Kwankwaso has spent decades building a movement and decades mistaking that movement for a mandate. He has confused organizational power with democratic legitimacy, confusing the ability to mobilize crowds with the right to govern through proxies, confusing the gratitude of scholarship beneficiaries with the sovereign consent of an electorate. These are not small confusions. They are the fundamental errors of a man who has been at the center of Nigerian democracy long enough to know better, and who has chosen, repeatedly and consequentially, not to.
Nigeria’s democracy is young, imperfect, and perpetually under pressure from precisely the forces that Kwankwaso represents: the forces that would reduce elections to expensive ceremonies legitimizing predetermined outcomes, that would convert public office into private property, and that would transform the people’s sovereign authority into a godfather’s personal asset. Every time a governor like Abba Kabir Yusuf insists on governing for his people rather than for his patron, he pushes back against those forces. Every time Kwankwaso responds to that insistence with outrage and accusations of betrayal, he reveals, with an honesty that his political communications never intend, exactly what he believed he owned and exactly why he was always wrong to believe it.
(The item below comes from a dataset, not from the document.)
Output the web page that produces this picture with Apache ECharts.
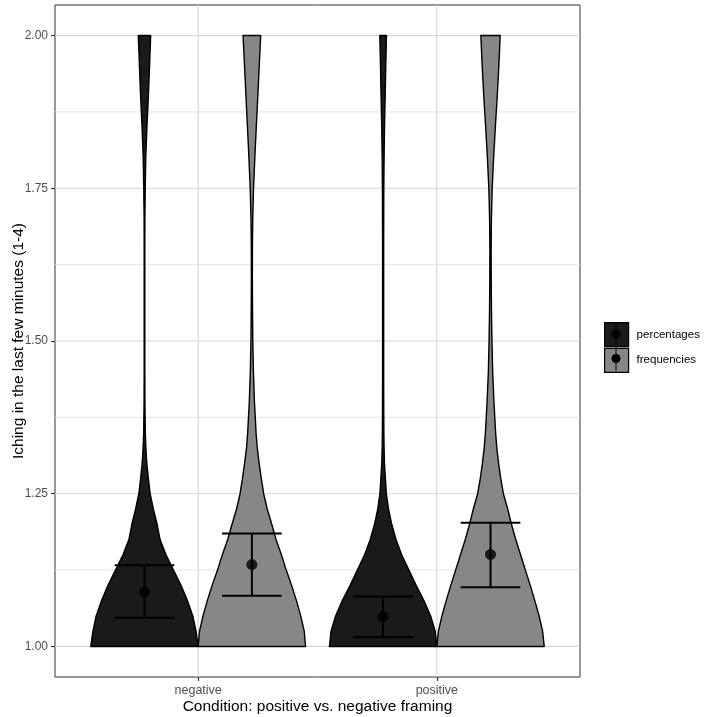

Kano does not belong to Kwankwaso. It never did. And the sooner his political calculations are made to reckon with that elementary democratic truth, the sooner the state can complete the transition from a political culture of patronage and ownership to one of accountability and genuine service. That transition is already underway. Governor Abba Kabir Yusuf, by the simple act of governing for the people who elected him, has done more to advance it than any political speech or manifesto could have achieved. That is not betrayal. That is, at long last, democracy beginning to mean what it was always supposed to mean in Kano.